● **What is required**: Copy each line below exactly and leave the pictures out.

● **Supplied information**:
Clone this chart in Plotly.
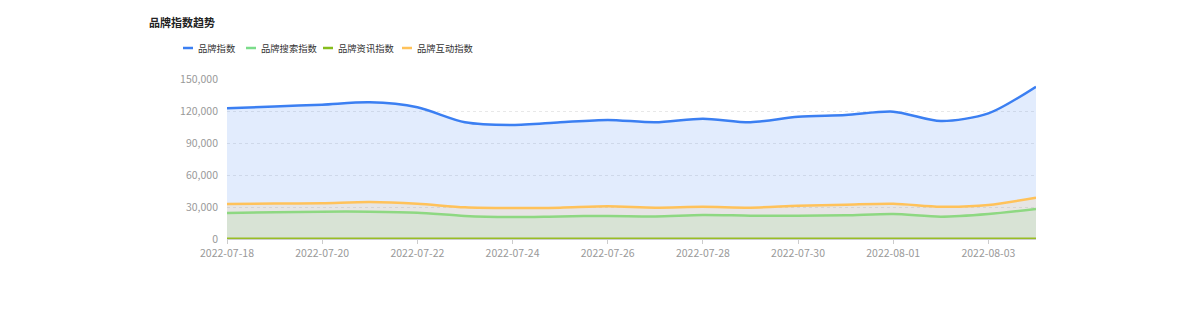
import plotly.graph_objects as go

dates = ["2022-07-18", "2022-07-19", "2022-07-20", "2022-07-21", "2022-07-22", "2022-07-23",
         "2022-07-24", "2022-07-25", "2022-07-26", "2022-07-27", "2022-07-28", "2022-07-29",
         "2022-07-30", "2022-07-31", "2022-08-01", "2022-08-02", "2022-08-03", "2022-08-04"]

brand_index = [122500, 124300, 125900, 128100, 123500, 109400, 106900, 109400, 111600,
               109400, 112800, 109400, 114700, 116200, 119400, 110600, 117800, 142800]
search_index = [24400, 25000, 25600, 25600, 24700, 21600, 20600, 21200, 21600,
                21200, 22500, 21900, 21900, 22200, 23400, 20900, 23400, 28100]
news_index = [300, 300, 300, 300, 300, 300, 300, 300, 300,
              300, 300, 300, 300, 300, 300, 300, 300, 300]
interact_index = [32800, 33200, 33600, 34700, 33100, 29700, 29000, 29400, 30600,
                  29400, 30300, 29400, 31200, 32200, 33100, 30300, 31900, 38800]

series_names = ["品牌指数", "品牌搜索指数", "品牌资讯指数", "品牌互动指数"]
series_values = [brand_index, search_index, news_index, interact_index]
line_colors = ["#3b7ff2", "#7bdc8a", "#86bd1d", "#ffc25a"]
fill_colors = ["rgba(59,127,242,0.15)", "rgba(123,220,138,0.15)",
               "rgba(134,189,29,0.15)", "rgba(255,194,90,0.15)"]

y_ticks = [0, 30000, 60000, 90000, 120000, 150000]
x_ticks = dates[::2]

fig = go.Figure()
for name, vals, color, fillc in zip(series_names, series_values, line_colors, fill_colors):
    fig.add_trace(go.Scatter(
        x=dates, y=vals, name=name, mode="lines",
        line=dict(color=color, width=2.5, shape="spline", smoothing=0.8),
        fill="tozeroy", fillcolor=fillc, showlegend=False,
    ))

W, H = 1179, 314
L, R, T, B = 227, 143, 79, 75
pw, ph = W - L - R, H - T - B

def px_x(p):
    return (p - L) / pw

def px_y(p):
    return (H - B - p) / ph

font_family = "Noto Sans CJK SC, Noto Sans, sans-serif"

# custom legend (short line symbols like the reference)
legend_y = 48
legend_symbol_x = [183, 246, 323, 402]
shapes = []
annotations = [dict(
    text="<b>品牌指数趋势</b>", x=px_x(147), y=px_y(22), xref="paper", yref="paper",
    xanchor="left", yanchor="middle", showarrow=False,
    font=dict(size=11, color="#222222", family=font_family),
)]
for sx, name, color in zip(legend_symbol_x, series_names, line_colors):
    shapes.append(dict(type="line", xref="paper", yref="paper",
                       x0=px_x(sx), x1=px_x(sx + 10), y0=px_y(legend_y), y1=px_y(legend_y),
                       line=dict(color=color, width=2.5)))
    annotations.append(dict(
        text=name, x=px_x(sx + 13), y=px_y(legend_y), xref="paper", yref="paper",
        xanchor="left", yanchor="middle", showarrow=False,
        font=dict(size=9.3, color="#333333", family=font_family),
    ))

fig.update_layout(
    width=W, height=H,
    margin=dict(l=L, r=R, t=T, b=B, pad=0),
    paper_bgcolor="white", plot_bgcolor="white",
    font=dict(family=font_family, color="#999999", size=10.5),
    showlegend=False,
    shapes=shapes,
    annotations=annotations,
    xaxis=dict(
        type="date", range=[dates[0], dates[-1]],
        tickvals=x_ticks, ticktext=x_ticks,
        showgrid=False, ticks="outside", ticklen=4, tickcolor="#cccccc",
        showline=True, linecolor="#cccccc", linewidth=1,
        tickfont=dict(size=10.5, color="#999999"),
        zeroline=False,
    ),
    yaxis=dict(
        range=[0, 150000], tickvals=y_ticks,
        tickformat=",d", showgrid=True, gridcolor="#e8e8e8", griddash="dot",
        gridwidth=1, zeroline=False, showline=False, ticks="",
        tickfont=dict(size=10.5, color="#999999"),
        ticklabelstandoff=8,
    ),
)

fig.write_html("out.html")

● **Solution to the exercise**:
Clone this chart in Plotly.
import plotly.graph_objects as go

dates = ["2022-07-18", "2022-07-19", "2022-07-20", "2022-07-21", "2022-07-22", "2022-07-23",
         "2022-07-24", "2022-07-25", "2022-07-26", "2022-07-27", "2022-07-28", "2022-07-29",
         "2022-07-30", "2022-07-31", "2022-08-01", "2022-08-02", "2022-08-03", "2022-08-04"]

brand_index = [122500, 124300, 125900, 128100, 123500, 109400, 106900, 109400, 111600,
               109400, 112800, 109400, 114700, 116200, 119400, 110600, 117800, 142800]
search_index = [24400, 25000, 25600, 25600, 24700, 21600, 20600, 21200, 21600,
                21200, 22500, 21900, 21900, 22200, 23400, 20900, 23400, 28100]
news_index = [300, 300, 300, 300, 300, 300, 300, 300, 300,
              300, 300, 300, 300, 300, 300, 300, 300, 300]
interact_index = [32800, 33200, 33600, 34700, 33100, 29700, 29000, 29400, 30600,
                  29400, 30300, 29400, 31200, 32200, 33100, 30300, 31900, 38800]

series_names = ["品牌指数", "品牌搜索指数", "品牌资讯指数", "品牌互动指数"]
series_values = [brand_index, search_index, news_index, interact_index]
line_colors = ["#3b7ff2", "#7bdc8a", "#86bd1d", "#ffc25a"]
fill_colors = ["rgba(59,127,242,0.15)", "rgba(123,220,138,0.15)",
               "rgba(134,189,29,0.15)", "rgba(255,194,90,0.15)"]

y_ticks = [0, 30000, 60000, 90000, 120000, 150000]
x_ticks = dates[::2]

fig = go.Figure()
for name, vals, color, fillc in zip(series_names, series_values, line_colors, fill_colors):
    fig.add_trace(go.Scatter(
        x=dates, y=vals, name=name, mode="lines",
        line=dict(color=color, width=2.5, shape="spline", smoothing=0.8),
        fill="tozeroy", fillcolor=fillc, showlegend=False,
    ))

W, H = 1179, 314
L, R, T, B = 227, 143, 79, 75
pw, ph = W - L - R, H - T - B

def px_x(p):
    return (p - L) / pw

def px_y(p):
    return (H - B - p) / ph

font_family = "Noto Sans CJK SC, Noto Sans, sans-serif"

# custom legend (short line symbols like the reference)
legend_y = 48
legend_symbol_x = [183, 246, 323, 402]
shapes = []
annotations = [dict(
    text="<b>品牌指数趋势</b>", x=px_x(147), y=px_y(22), xref="paper", yref="paper",
    xanchor="left", yanchor="middle", showarrow=False,
    font=dict(size=11, color="#222222", family=font_family),
)]
for sx, name, color in zip(legend_symbol_x, series_names, line_colors):
    shapes.append(dict(type="line", xref="paper", yref="paper",
                       x0=px_x(sx), x1=px_x(sx + 10), y0=px_y(legend_y), y1=px_y(legend_y),
                       line=dict(color=color, width=2.5)))
    annotations.append(dict(
        text=name, x=px_x(sx + 13), y=px_y(legend_y), xref="paper", yref="paper",
        xanchor="left", yanchor="middle", showarrow=False,
        font=dict(size=9.3, color="#333333", family=font_family),
    ))

fig.update_layout(
    width=W, height=H,
    margin=dict(l=L, r=R, t=T, b=B, pad=0),
    paper_bgcolor="white", plot_bgcolor="white",
    font=dict(family=font_family, color="#999999", size=10.5),
    showlegend=False,
    shapes=shapes,
    annotations=annotations,
    xaxis=dict(
        type="date", range=[dates[0], dates[-1]],
        tickvals=x_ticks, ticktext=x_ticks,
        showgrid=False, ticks="outside", ticklen=4, tickcolor="#cccccc",
        showline=True, linecolor="#cccccc", linewidth=1,
        tickfont=dict(size=10.5, color="#999999"),
        zeroline=False,
    ),
    yaxis=dict(
        range=[0, 150000], tickvals=y_ticks,
        tickformat=",d", showgrid=True, gridcolor="#e8e8e8", griddash="dot",
        gridwidth=1, zeroline=False, showline=False, ticks="",
        tickfont=dict(size=10.5, color="#999999"),
        ticklabelstandoff=8,
    ),
)

fig.write_html("out.html")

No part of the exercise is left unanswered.